Print exactly the lines from the first one down to the line containing "a_p = [0.012, 0.088, 0.008, 0.000, 0.000, 0.000, 0.001]", both ends included, with no pictures and nothing else.

○ ○ ○

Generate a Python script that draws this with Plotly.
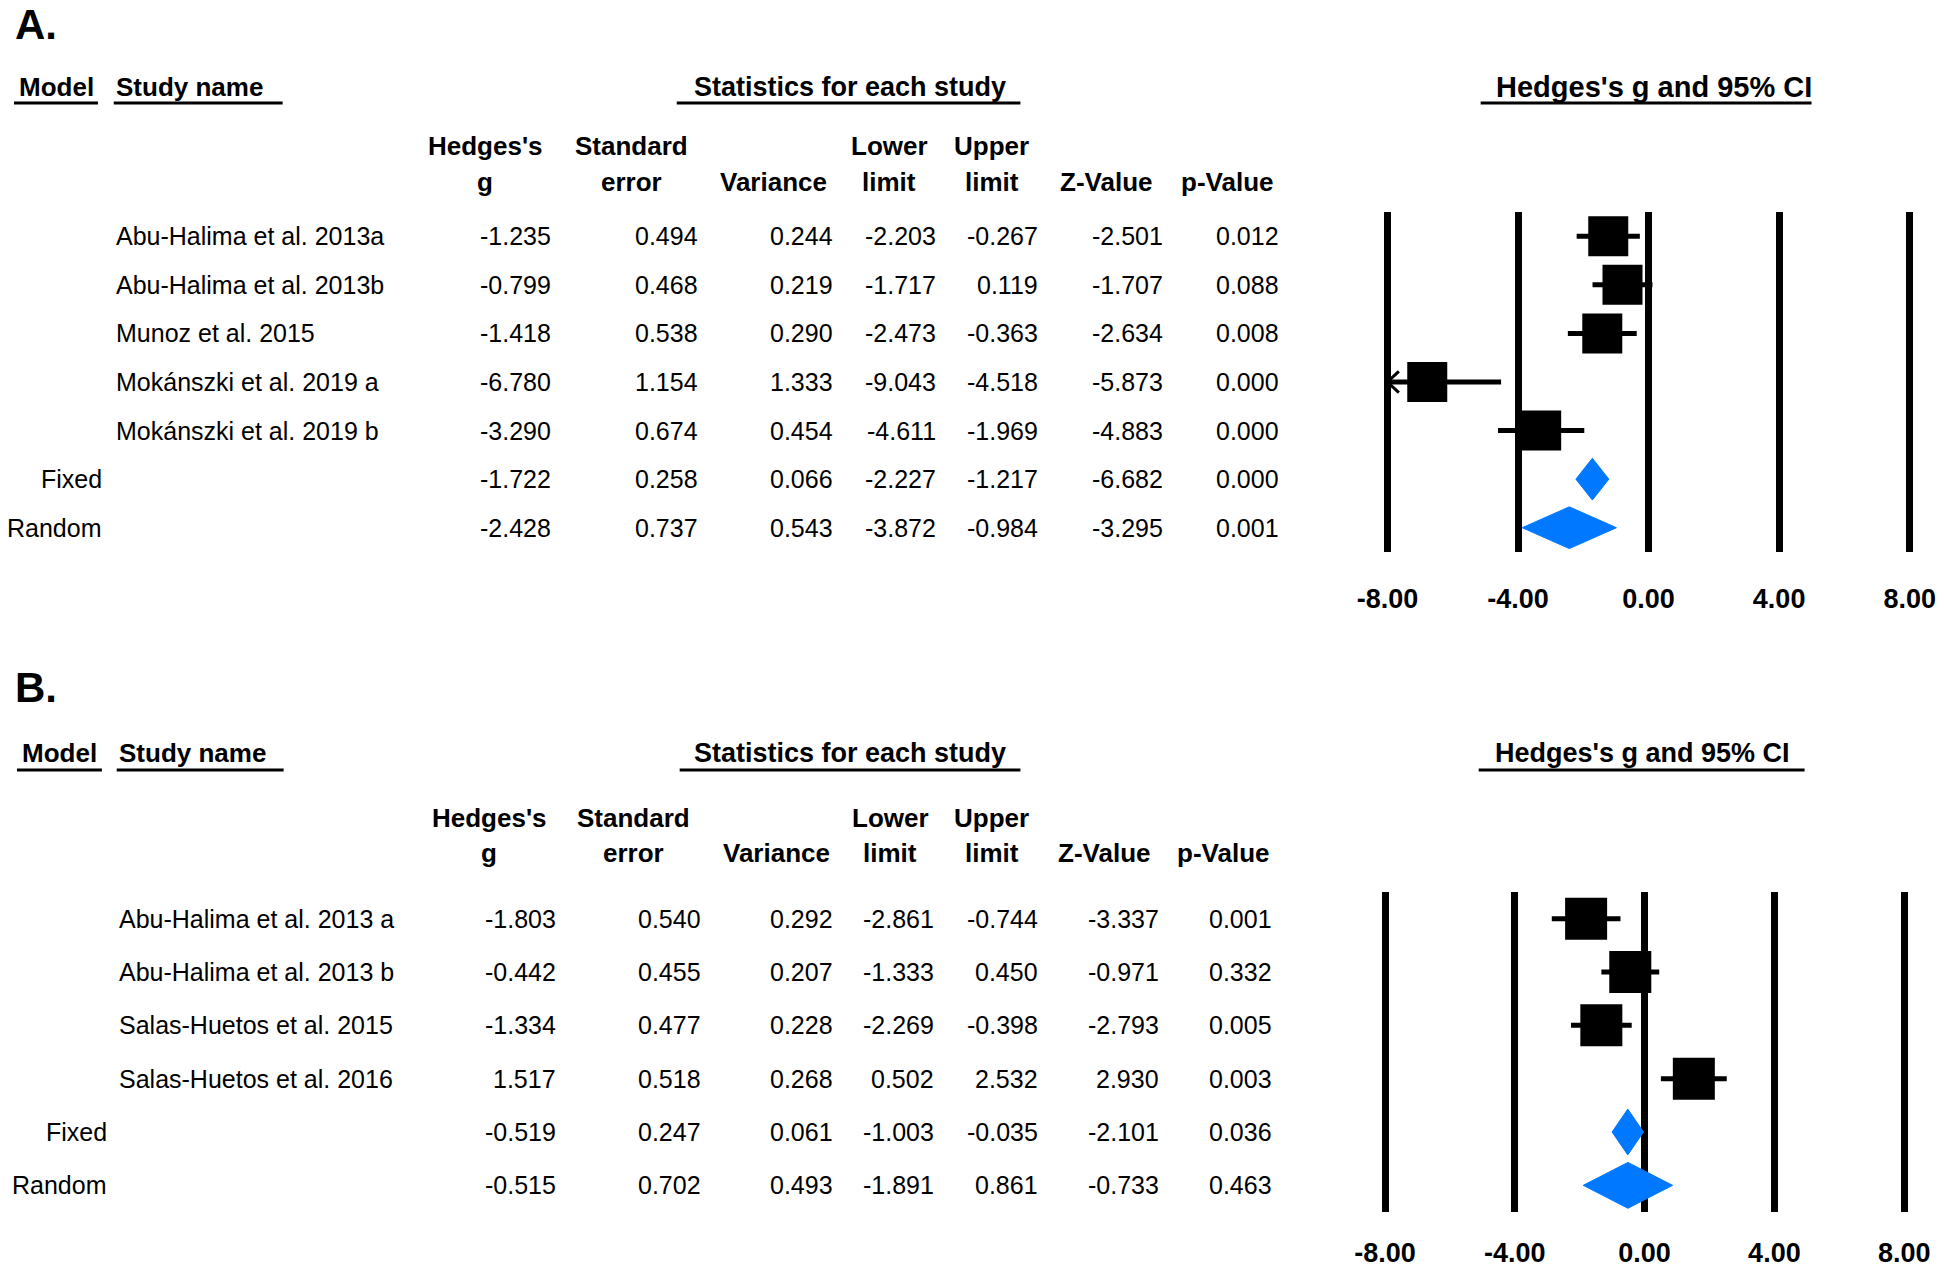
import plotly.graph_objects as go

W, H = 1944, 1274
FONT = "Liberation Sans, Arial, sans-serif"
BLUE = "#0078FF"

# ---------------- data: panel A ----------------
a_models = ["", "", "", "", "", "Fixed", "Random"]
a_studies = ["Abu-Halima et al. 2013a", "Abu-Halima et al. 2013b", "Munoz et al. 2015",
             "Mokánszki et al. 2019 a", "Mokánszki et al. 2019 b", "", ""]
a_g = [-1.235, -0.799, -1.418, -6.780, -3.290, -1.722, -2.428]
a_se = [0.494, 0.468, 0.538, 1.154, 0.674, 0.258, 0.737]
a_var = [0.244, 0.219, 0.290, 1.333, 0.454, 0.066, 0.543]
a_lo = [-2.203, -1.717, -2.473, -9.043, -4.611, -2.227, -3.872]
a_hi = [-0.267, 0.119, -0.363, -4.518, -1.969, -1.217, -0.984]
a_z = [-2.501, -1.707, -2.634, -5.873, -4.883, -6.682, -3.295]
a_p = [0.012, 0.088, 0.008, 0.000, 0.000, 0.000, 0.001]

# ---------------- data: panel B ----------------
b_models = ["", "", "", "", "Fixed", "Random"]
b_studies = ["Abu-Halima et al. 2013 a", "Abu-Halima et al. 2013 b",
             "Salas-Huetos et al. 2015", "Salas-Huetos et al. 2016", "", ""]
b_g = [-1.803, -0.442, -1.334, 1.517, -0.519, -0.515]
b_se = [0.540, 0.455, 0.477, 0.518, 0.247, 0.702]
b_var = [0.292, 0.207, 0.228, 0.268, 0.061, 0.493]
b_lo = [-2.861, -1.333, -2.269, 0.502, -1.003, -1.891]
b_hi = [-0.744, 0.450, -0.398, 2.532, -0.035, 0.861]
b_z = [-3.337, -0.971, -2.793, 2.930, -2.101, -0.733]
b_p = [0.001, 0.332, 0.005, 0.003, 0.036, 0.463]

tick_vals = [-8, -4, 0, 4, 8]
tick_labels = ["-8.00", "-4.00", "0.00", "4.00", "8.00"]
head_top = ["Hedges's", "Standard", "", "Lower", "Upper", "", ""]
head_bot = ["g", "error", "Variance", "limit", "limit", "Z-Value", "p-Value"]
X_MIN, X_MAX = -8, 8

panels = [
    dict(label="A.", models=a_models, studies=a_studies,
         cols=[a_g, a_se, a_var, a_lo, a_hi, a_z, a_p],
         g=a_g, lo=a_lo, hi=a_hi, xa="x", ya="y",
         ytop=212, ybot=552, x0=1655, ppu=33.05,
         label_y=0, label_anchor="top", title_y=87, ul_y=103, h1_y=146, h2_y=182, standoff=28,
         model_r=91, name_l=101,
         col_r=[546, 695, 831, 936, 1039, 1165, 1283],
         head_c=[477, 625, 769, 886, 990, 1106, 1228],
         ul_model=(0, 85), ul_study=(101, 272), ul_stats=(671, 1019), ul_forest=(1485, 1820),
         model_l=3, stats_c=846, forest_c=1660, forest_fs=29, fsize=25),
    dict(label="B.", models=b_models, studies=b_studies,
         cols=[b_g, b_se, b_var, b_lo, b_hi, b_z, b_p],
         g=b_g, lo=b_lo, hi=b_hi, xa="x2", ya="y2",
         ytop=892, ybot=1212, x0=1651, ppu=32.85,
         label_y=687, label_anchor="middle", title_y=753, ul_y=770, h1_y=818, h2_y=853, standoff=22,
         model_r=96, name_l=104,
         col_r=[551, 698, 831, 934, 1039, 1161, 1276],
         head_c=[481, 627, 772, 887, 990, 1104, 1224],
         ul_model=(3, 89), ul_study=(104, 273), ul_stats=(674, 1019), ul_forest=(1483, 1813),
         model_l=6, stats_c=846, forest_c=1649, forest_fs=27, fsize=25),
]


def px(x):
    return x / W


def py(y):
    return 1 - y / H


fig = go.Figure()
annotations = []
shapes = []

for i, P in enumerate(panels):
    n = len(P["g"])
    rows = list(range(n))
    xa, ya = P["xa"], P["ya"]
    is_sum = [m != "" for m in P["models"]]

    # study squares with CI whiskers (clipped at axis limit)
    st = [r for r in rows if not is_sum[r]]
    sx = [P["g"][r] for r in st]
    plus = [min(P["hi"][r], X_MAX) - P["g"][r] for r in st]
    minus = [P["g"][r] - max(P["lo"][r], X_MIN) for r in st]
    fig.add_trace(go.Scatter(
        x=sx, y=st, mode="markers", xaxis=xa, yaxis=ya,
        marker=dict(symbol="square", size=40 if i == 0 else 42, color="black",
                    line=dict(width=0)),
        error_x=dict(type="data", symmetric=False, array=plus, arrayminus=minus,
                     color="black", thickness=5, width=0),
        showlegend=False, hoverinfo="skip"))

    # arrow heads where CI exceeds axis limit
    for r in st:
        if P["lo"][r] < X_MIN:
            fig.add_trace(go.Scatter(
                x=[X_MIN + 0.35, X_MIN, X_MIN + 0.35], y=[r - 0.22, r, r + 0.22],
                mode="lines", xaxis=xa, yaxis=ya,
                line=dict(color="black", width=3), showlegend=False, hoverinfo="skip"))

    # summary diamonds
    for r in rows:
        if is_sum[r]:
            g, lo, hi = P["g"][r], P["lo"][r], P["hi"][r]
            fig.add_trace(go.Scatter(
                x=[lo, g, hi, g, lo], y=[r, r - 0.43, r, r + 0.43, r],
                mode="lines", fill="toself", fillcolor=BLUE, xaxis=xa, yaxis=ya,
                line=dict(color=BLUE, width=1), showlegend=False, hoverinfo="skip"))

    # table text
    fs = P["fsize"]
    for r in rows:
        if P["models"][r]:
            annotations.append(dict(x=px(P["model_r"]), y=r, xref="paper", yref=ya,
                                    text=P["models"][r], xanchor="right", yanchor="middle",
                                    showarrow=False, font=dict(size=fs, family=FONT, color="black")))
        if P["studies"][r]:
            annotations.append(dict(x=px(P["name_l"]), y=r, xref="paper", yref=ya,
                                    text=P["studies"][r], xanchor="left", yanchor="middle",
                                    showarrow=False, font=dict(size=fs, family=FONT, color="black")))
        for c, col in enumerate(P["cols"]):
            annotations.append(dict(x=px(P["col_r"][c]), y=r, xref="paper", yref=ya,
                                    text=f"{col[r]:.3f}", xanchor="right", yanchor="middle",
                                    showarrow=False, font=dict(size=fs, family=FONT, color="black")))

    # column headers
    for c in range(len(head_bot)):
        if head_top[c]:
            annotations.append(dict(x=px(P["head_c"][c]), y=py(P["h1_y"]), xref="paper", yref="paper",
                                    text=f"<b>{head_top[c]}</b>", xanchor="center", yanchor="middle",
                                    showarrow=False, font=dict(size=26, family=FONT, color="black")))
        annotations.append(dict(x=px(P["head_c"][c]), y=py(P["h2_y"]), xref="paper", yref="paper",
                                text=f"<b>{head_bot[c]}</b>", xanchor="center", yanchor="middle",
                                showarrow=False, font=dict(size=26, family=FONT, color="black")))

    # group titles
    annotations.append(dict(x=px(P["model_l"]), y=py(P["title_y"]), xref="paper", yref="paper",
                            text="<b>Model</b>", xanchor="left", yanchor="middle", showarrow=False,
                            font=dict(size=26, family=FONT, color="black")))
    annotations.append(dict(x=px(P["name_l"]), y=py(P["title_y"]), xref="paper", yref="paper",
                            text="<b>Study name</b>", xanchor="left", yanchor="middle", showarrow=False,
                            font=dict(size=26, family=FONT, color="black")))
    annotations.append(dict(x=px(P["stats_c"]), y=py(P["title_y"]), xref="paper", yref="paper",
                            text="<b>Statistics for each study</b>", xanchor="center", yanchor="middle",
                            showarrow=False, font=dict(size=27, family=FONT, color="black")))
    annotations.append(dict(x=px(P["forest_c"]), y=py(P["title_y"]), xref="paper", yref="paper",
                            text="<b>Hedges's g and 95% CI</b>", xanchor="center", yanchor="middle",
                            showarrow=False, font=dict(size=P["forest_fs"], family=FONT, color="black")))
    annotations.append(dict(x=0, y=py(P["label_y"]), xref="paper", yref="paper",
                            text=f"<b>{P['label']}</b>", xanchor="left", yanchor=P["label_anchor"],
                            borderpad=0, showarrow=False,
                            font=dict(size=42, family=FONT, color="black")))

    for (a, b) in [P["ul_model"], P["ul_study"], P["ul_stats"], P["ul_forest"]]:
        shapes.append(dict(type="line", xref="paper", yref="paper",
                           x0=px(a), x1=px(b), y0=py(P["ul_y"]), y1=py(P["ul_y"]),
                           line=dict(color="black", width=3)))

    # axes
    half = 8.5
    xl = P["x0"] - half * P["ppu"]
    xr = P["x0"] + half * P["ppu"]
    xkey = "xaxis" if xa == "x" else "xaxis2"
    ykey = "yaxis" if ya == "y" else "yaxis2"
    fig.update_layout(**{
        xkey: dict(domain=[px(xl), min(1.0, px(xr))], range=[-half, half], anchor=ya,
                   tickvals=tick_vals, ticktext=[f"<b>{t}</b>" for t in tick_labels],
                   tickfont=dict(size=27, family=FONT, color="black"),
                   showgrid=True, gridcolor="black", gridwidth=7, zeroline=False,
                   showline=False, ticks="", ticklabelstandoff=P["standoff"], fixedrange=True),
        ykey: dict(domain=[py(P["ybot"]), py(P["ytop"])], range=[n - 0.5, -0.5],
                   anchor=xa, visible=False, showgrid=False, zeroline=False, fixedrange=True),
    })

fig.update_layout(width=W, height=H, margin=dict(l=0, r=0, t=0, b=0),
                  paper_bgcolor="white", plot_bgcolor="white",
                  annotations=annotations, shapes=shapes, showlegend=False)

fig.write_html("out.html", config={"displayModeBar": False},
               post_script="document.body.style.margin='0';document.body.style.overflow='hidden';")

○ ○ ○

_In response:_
Generate a Python script that draws this with Plotly.
import plotly.graph_objects as go

W, H = 1944, 1274
FONT = "Liberation Sans, Arial, sans-serif"
BLUE = "#0078FF"

# ---------------- data: panel A ----------------
a_models = ["", "", "", "", "", "Fixed", "Random"]
a_studies = ["Abu-Halima et al. 2013a", "Abu-Halima et al. 2013b", "Munoz et al. 2015",
             "Mokánszki et al. 2019 a", "Mokánszki et al. 2019 b", "", ""]
a_g = [-1.235, -0.799, -1.418, -6.780, -3.290, -1.722, -2.428]
a_se = [0.494, 0.468, 0.538, 1.154, 0.674, 0.258, 0.737]
a_var = [0.244, 0.219, 0.290, 1.333, 0.454, 0.066, 0.543]
a_lo = [-2.203, -1.717, -2.473, -9.043, -4.611, -2.227, -3.872]
a_hi = [-0.267, 0.119, -0.363, -4.518, -1.969, -1.217, -0.984]
a_z = [-2.501, -1.707, -2.634, -5.873, -4.883, -6.682, -3.295]
a_p = [0.012, 0.088, 0.008, 0.000, 0.000, 0.000, 0.001]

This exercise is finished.